The last part of the book deals with some applications of the prior theoretical framework. Chapter 13 describes the features and potentiality of the SQP software, which can be understood as an expert system allowing the survey designer to evaluate the quality of the proposed survey items of a questionnaire on the basis of previously reported meta‐analysis knowledge. SQP is able to read and code questionnaire survey items, to predict the quality of proposed survey items on a number of criteria, to provide information on the effects of different choices, and to provide suggestions for improving those items. Its user‐friendly interface helps users to apply information in designing the questionnaire at a point where there is still time to improve it. Chapter 14 discuss the modelling approach in the latent variable framework by which the techniques learned that are used to assess quality of measures for concept‐by‐intuition can also be used in concept‐by‐postulation, the latter possibly being seen as an aggregate of several measures of concept‐by‐intuition. In Chapter 15, the authors describe an approach involving the estimation of simple substantive models that include the composite score of the variables, which can overcome difficulties related to coping with measurement error in survey research, directly linked to oversimplified models constructed in the structural equation framework, or to simple models where the variables are the composite scores of concept‐by‐postulation. In particular, information about the quality of single questions can be used to estimate the effect that variables corrected for measurement error have on each other. Lastly, Chapter 16 is devoted to the problem of measurement errors in cross‐cultural research over countries, and in particular to the fact that those errors can affect comparisons, leading researchers to attribute erroneous differences in countries to effective differences in the quality of measurement instruments.

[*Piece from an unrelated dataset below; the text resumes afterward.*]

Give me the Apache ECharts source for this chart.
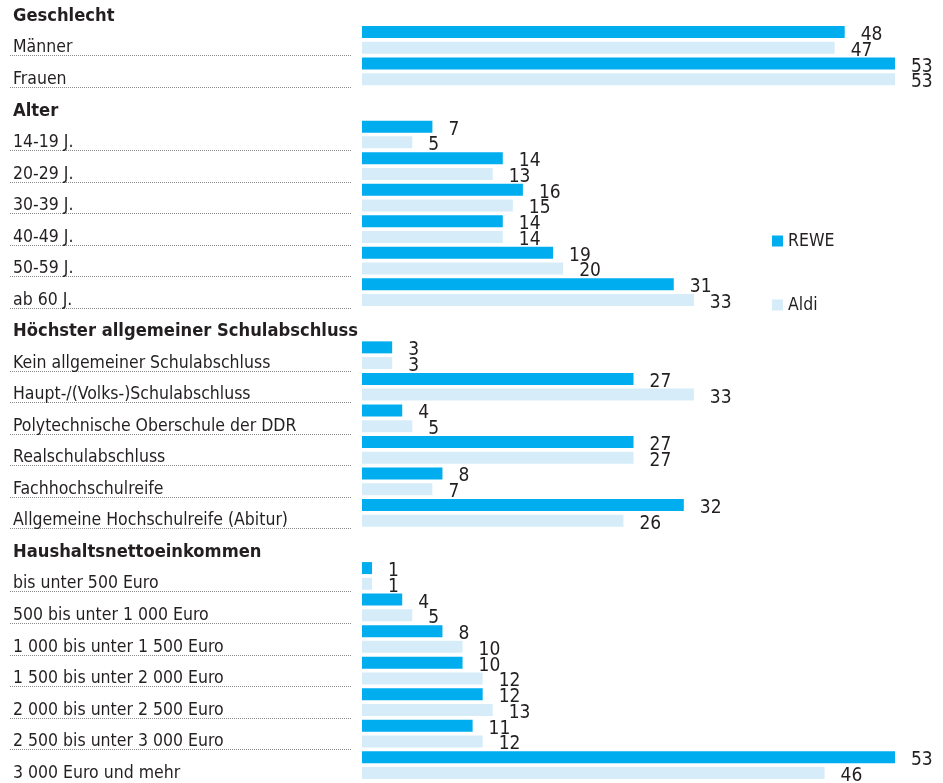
<!DOCTYPE html>
<html>
<head>
<meta charset="utf-8">
<script src="https://cdn.jsdelivr.net/npm/echarts@6/dist/echarts.min.js"></script>
<style>
html,body{margin:0;padding:0;background:#fff;}
#chart{width:943px;height:783px;}
</style>
</head>
<body>
<div id="chart"></div>
<script>
const seriesNames = ['REWE', 'Aldi'];

const groupTitles = ['Geschlecht', 'Alter', 'Höchster allgemeiner Schulabschluss', 'Haushaltsnettoeinkommen'];

const sexCats = ['Männer', 'Frauen'];
const sexRewe = [48, 53];
const sexAldi = [47, 53];

const ageCats = ['14-19 J.', '20-29 J.', '30-39 J.', '40-49 J.', '50-59 J.', 'ab 60 J.'];
const ageRewe = [7, 14, 16, 14, 19, 31];
const ageAldi = [5, 13, 15, 14, 20, 33];

const eduCats = ['Kein allgemeiner Schulabschluss', 'Haupt-/(Volks-)Schulabschluss', 'Polytechnische Oberschule der DDR', 'Realschulabschluss', 'Fachhochschulreife', 'Allgemeine Hochschulreife (Abitur)'];
const eduRewe = [3, 27, 4, 27, 8, 32];
const eduAldi = [3, 33, 5, 27, 7, 26];

const incCats = ['bis unter 500 Euro', '500 bis unter 1 000 Euro', '1 000 bis unter 1 500 Euro', '1 500 bis unter 2 000 Euro', '2 000 bis unter 2 500 Euro', '2 500 bis unter 3 000 Euro', '3 000 Euro und mehr'];
const incRewe = [1, 4, 8, 10, 12, 11, 53];
const incAldi = [1, 5, 10, 12, 13, 12, 46];

const groups = [
  [groupTitles[0], sexCats, sexRewe, sexAldi],
  [groupTitles[1], ageCats, ageRewe, ageAldi],
  [groupTitles[2], eduCats, eduRewe, eduAldi],
  [groupTitles[3], incCats, incRewe, incAldi]
];

const allCats = [], reweData = [], aldiData = [], isHeader = [];
groups.forEach(function (g) {
  allCats.push(g[0]); reweData.push('-'); aldiData.push('-'); isHeader.push(true);
  g[1].forEach(function (c, i) {
    allCats.push(c); reweData.push(g[2][i]); aldiData.push(g[3][i]); isHeader.push(false);
  });
});
// separator rows: all but the last row (no rule under the final row)
const sepCats = allCats.slice(0, allCats.length - 1);

const FONT = '"DejaVu Sans Condensed", "Liberation Sans", sans-serif';
const TXT = '#231f20';
const TOP = -7.4, HEIGHT = 788.3;
const SEP_HEIGHT = HEIGHT * sepCats.length / allCats.length;

const chart = echarts.init(document.getElementById('chart'), null, {renderer: 'canvas'});
chart.setOption({
  animation: false,
  backgroundColor: '#fff',
  textStyle: {fontFamily: FONT, color: TXT},
  legend: {
    data: seriesNames,
    orient: 'vertical',
    left: 767,
    top: 227,
    icon: 'rect',
    itemWidth: 11,
    itemHeight: 11,
    itemGap: 46,
    textStyle: {fontFamily: FONT, fontSize: 17.5, color: TXT}
  },
  grid: [
    {left: 362, width: 533, top: TOP, height: HEIGHT, containLabel: false, outerBoundsMode: 'none'},
    {left: 10, width: 342, top: TOP, height: SEP_HEIGHT, containLabel: false, outerBoundsMode: 'none'}
  ],
  xAxis: [
    {type: 'value', gridIndex: 0, min: 0, max: 53, show: false},
    {type: 'value', gridIndex: 1, min: 0, max: 1, show: false}
  ],
  yAxis: [
    {
      type: 'category', gridIndex: 0, inverse: true, data: allCats,
      axisLine: {show: false}, axisTick: {show: false}, splitLine: {show: false},
      axisLabel: {
        show: true, interval: 0, align: 'left', margin: 349,
        formatter: function (v, i) { return isHeader[i] ? '{h|' + v + '}' : '{c|' + v + '}'; },
        rich: {
          h: {fontFamily: FONT, fontSize: 18.2, fontWeight: 'bold', color: TXT, padding: [16, 0, 0, 0]},
          c: {fontFamily: FONT, fontSize: 17.5, color: TXT, padding: [16, 0, 0, 0]}
        }
      }
    },
    {
      type: 'category', gridIndex: 1, inverse: true, data: sepCats,
      axisLine: {show: false}, axisTick: {show: false}, axisLabel: {show: false},
      splitLine: {
        show: true,
        interval: function (i) { return i > 0 && !isHeader[i - 1]; },
        lineStyle: {type: [1, 1], color: '#8a8a8a', width: 1}
      }
    }
  ],
  series: [
    {
      name: seriesNames[0], type: 'bar', xAxisIndex: 0, yAxisIndex: 0, data: reweData,
      barWidth: 12, barGap: '31%',
      itemStyle: {color: '#00adef'},
      label: {show: true, position: 'right', distance: 16, offset: [0, 3], fontFamily: FONT, fontSize: 19, color: TXT}
    },
    {
      name: seriesNames[1], type: 'bar', xAxisIndex: 0, yAxisIndex: 0, data: aldiData,
      barWidth: 12, barGap: '31%',
      itemStyle: {color: '#d6edf9'},
      label: {show: true, position: 'right', distance: 16, offset: [0, 3], fontFamily: FONT, fontSize: 19, color: TXT}
    }
  ]
});
</script>
</body>
</html>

Design, Evaluation, and Analysis of Questionnaires for Survey Research is written for a broad of range of readers and, although it assumes a basic background in statistics and in latent variable models, it could represent a sound text for both undergraduate or graduate‐level survey research courses in social sciences. A number of thought‐provoking exercises help readers to grasp the methodology and to deepen their understanding of the techniques presented. The book can also be considered as a reference text for practitioners in business and social research fields. In particular, a lot of papers published in Journal of Workplace Learning use questionnaires to detect and to analyse how organisational environment influences learning and how the learning process works. Very often papers lack a detailed description of the questionnaire, even though this would be very important in order to give readers some more indications about the quality of the questionnaire. This book suggests effective methods to detect questionnaire quality that could be adopted by researchers in workplace learning.